Reporting about global manufacturing output in 2019, Felix Richter says, “China is the world’s manufacturing superpower. According to data published by the United Nations Statistics Division, China accounted for 28.7 percent of global manufacturing output in 2019. That puts the country more than 10 percentage points ahead of the United States, which used to have the world’s largest manufacturing sector until China overtook it in 2010.” The date Mr. Richter is referring to is contained in Table 1 below.
Table 1: Top 10 countries by share of global manufacturing output in 2019
In absolute terms, he adds, “With total value added by the Chinese manufacturing sector amounting to almost $4 trillion in 2019, manufacturing accounted for nearly 30 percent of the country’s total economic output. The U.S. economy is much less reliant on manufacturing these days: in 2019, the manufacturing sector accounted for just over 11 percent of GDP.”
As said earlier, many important reasons spark the toxic relationship. But, equally important is that China’s extra-ordinary performance over the last years is a major thorn in the USA flesh with some implications. If Zambians think that the tussle for global hegemony between the two is only what they see here in their country, they better think again because in the World Trade Organization (WTO), that makes and manages international rules in trade, something has been brewing.

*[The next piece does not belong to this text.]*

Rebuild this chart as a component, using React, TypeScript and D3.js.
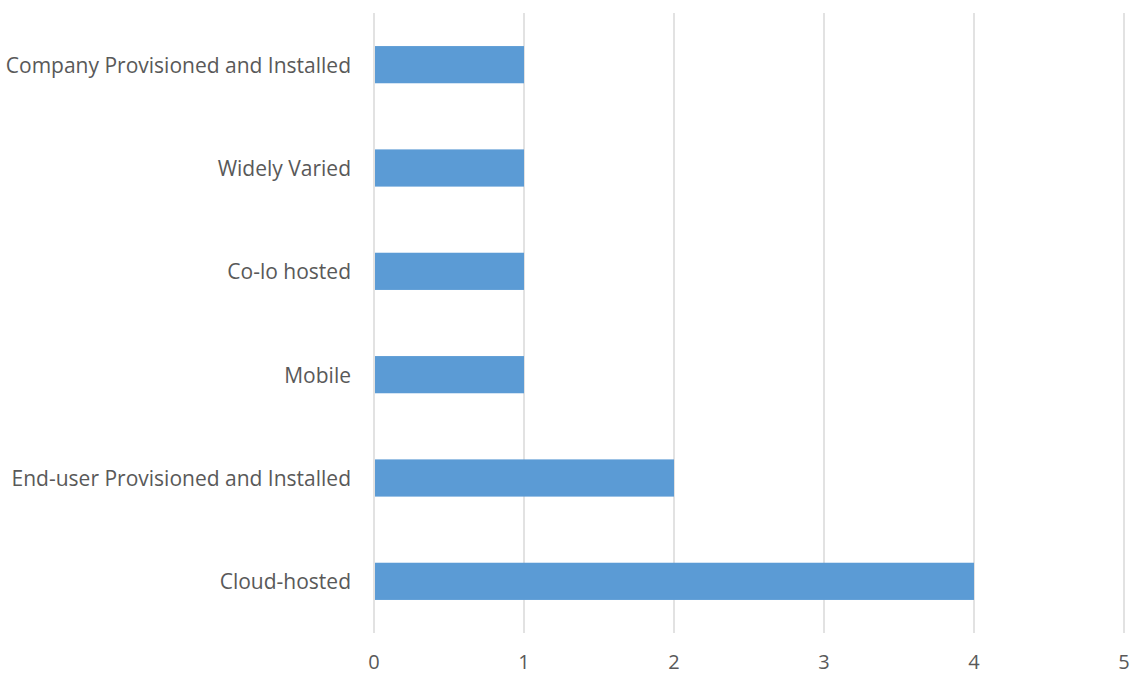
import React from "react";
import * as d3 from "d3";

const categories = [
  "Company Provisioned and Installed",
  "Widely Varied",
  "Co-lo hosted",
  "Mobile",
  "End-user Provisioned and Installed",
  "Cloud-hosted",
];
const values = [1, 1, 1, 1, 2, 4];
const xTicks = [0, 1, 2, 3, 4, 5];

const W = 1136;
const H = 675;
const left = 374;
const right = 1124;
const top = 13;
const bottom = 633;

export default function App() {
  const x = d3.scaleLinear().domain([0, 5]).range([left, right]);
  const y = d3
    .scaleBand<string>()
    .domain(categories)
    .range([top, bottom])
    .paddingInner(0.64)
    .paddingOuter(0.32);
  const font = "'Open Sans', sans-serif";
  return (
    <svg
      width={W}
      height={H}
      style={{ position: "absolute", left: 0, top: 0, background: "#fff" }}
    >
      {xTicks.map((t) => (
        <line
          key={t}
          x1={x(t)}
          x2={x(t)}
          y1={top}
          y2={bottom}
          stroke="#d9d9d9"
          strokeWidth={1.5}
        />
      ))}
      {categories.map((c, i) => (
        <rect
          key={c}
          x={x(0) + 1}
          y={y(c)}
          width={x(values[i]) - x(0) - 1}
          height={y.bandwidth()}
          fill="#5b9bd5"
        />
      ))}
      {categories.map((c) => (
        <text
          key={c}
          x={351}
          y={(y(c) ?? 0) + y.bandwidth() / 2}
          textAnchor="end"
          dominantBaseline="central"
          fontFamily={font}
          fontSize={21}
          fill="#595959"
        >
          {c}
        </text>
      ))}
      {xTicks.map((t) => (
        <text
          key={t}
          x={x(t)}
          y={669}
          textAnchor="middle"
          fontFamily={font}
          fontSize={20}
          fill="#595959"
        >
          {t}
        </text>
      ))}
    </svg>
  );
}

Reports Tom Miles, “The United States proposed a reform of the World Trade Organization on Friday that would slash the number of countries that are eligible for special and differential treatment (S&D), a plan likely to be resisted by China, India, and other countries. The United States has long complained that WTO members can self-designate as “developing countries”, entitling them to a range of benefits and lenient treatment at the WTO.” He continues, “Most of the WTO’s 164 members claim to be developing, including major trading powers like China and India and some of the richest countries in the world, such as South Korea, Saudi Arabia, Brunei, Hong Kong, Qatar and Oman.”
He goes on, “Special and differential treatment (S&D) entitles developing countries to longer time periods for implementing agreed commitments, measures to increase trading opportunities, and twice the number of agricultural subsidies available to developed countries. The U.S. draft reform posted on the WTO website said current and future trade negotiations should withhold such special treatment from countries classified as “high income” by the World Bank, OECD members or acceding members, G20 nations and any state accounting for 0.5 percent or more of world trade.”
China has its own rebuttal argument, that despite its breakthrough in global manufacturing, developed countries must be cognizant of its huge population of almost one billion people and its implications. One is that its gross domestic product per capita was only about US$10,000 in comparison with about US$ 63,000 for the USA in 2019. Some argue that China must behave like a good member that gains from the system and reciprocates by loosening its import tariffs especially on manufactured goods for other members to benefit too instead of hiding behind the mask of developing countries.
And finally, the USA paper in the WTO is not dead. It was postponed by Covid19 which impacted international meetings too. My bet is that it will soon come again. For Zambia, the toxic relationship between the two elephants fighting means it’s the small grass that finds itself in between, with its leadership grappling to make key decisions for its citizens.